Ten westchnął i wstał poprawiając spodnie i oddychając ciężko.

- Gdybyś tylko poczuł się źle musisz od razu mówić, rozumiemy się Mikey?

- Jasne - potarł swój brzuch - Nie chce by mojej królewnie coś się stało

- Królewnie? To słodkie - zacmokał

- To moja księżniczka i największy skarb. Kocham ją najmocniej na świecie

- Co z ojcem dziecka? Ani razu go tutaj nie widziałem

- Ym... Jego nie... Nie ma - odwrócił głowę nie chcąc by Luke widział jego łzy.

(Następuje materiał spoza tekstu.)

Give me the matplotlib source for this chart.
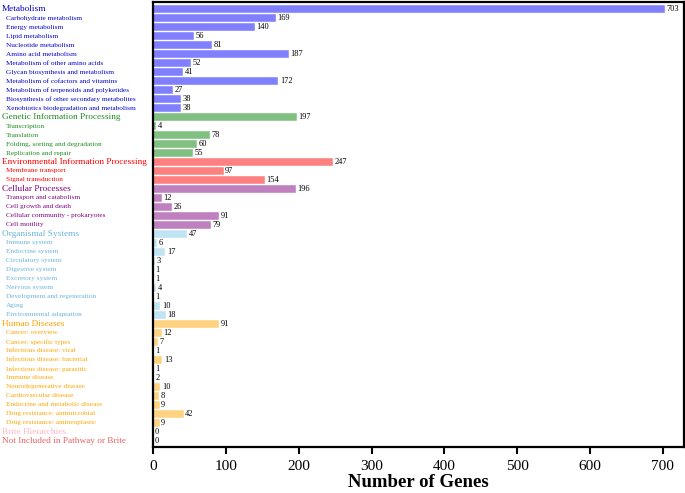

To wspomnienie wciąż było dla niego ciężkie

- z chęcią posłucham, wspominałeś o nim tylko parę słów...czy...czy on się tobą opiekuję?

- N-nie... To znaczy - zaczął nie chcąc oczerniać swojego partnera lub pokazywać go w złym świetle mimo tego jak bardzo go zranił - Zostawił mnie gdy się dowiedział - odetchnął w końcu kładąc dłoń na brzuchu

- Ugh - wydusił cicho i usiadł obok niego - kochałeś go a on...tak czasem bywa Mikey - pogładził jego ramię

- Kiedy powiedziałem mu o naszym maleństwie on... Chciał żebym je usunął albo się wyniósł więc... Zrobiłem to

- Urodzisz księżniczkę, może nie był gotowy na dziecko. Na pewno sobie poradzisz Mikey. Jesteś bardzo silny

- N-naprawdę? Nie wydaje mi się. Jestem słabą omega nie potrafiącą nawet utrzymać przy sobie alfy

- To on zostawił ciebie a nie ty jego - pokręcił głową - ja przy tobie będę

- Ale kiedy urodzę i zacznę życie już cię nie będzie - odetchnął

- Będę - pogładził go po brzuchu

- Och Luke - nie wytrzymał i przylgnął do jego ciała. Tego właśnie potrzebował. Silnego ciała alfy

- Tak łatwo się mnie nie pozbędziesz - wymamrotał cicho patrząc w jego oczy

- Nie chce się pozbywać... Ani o tym myślę - szepnął jakby to co mówił było czym złym albo ktoś ich podsłuchiwał

- Ja też nie - pokręcił głową i pogładził palcami jego policzek - czy dzisiaj znowu zrobimy sobie nasz wieczór?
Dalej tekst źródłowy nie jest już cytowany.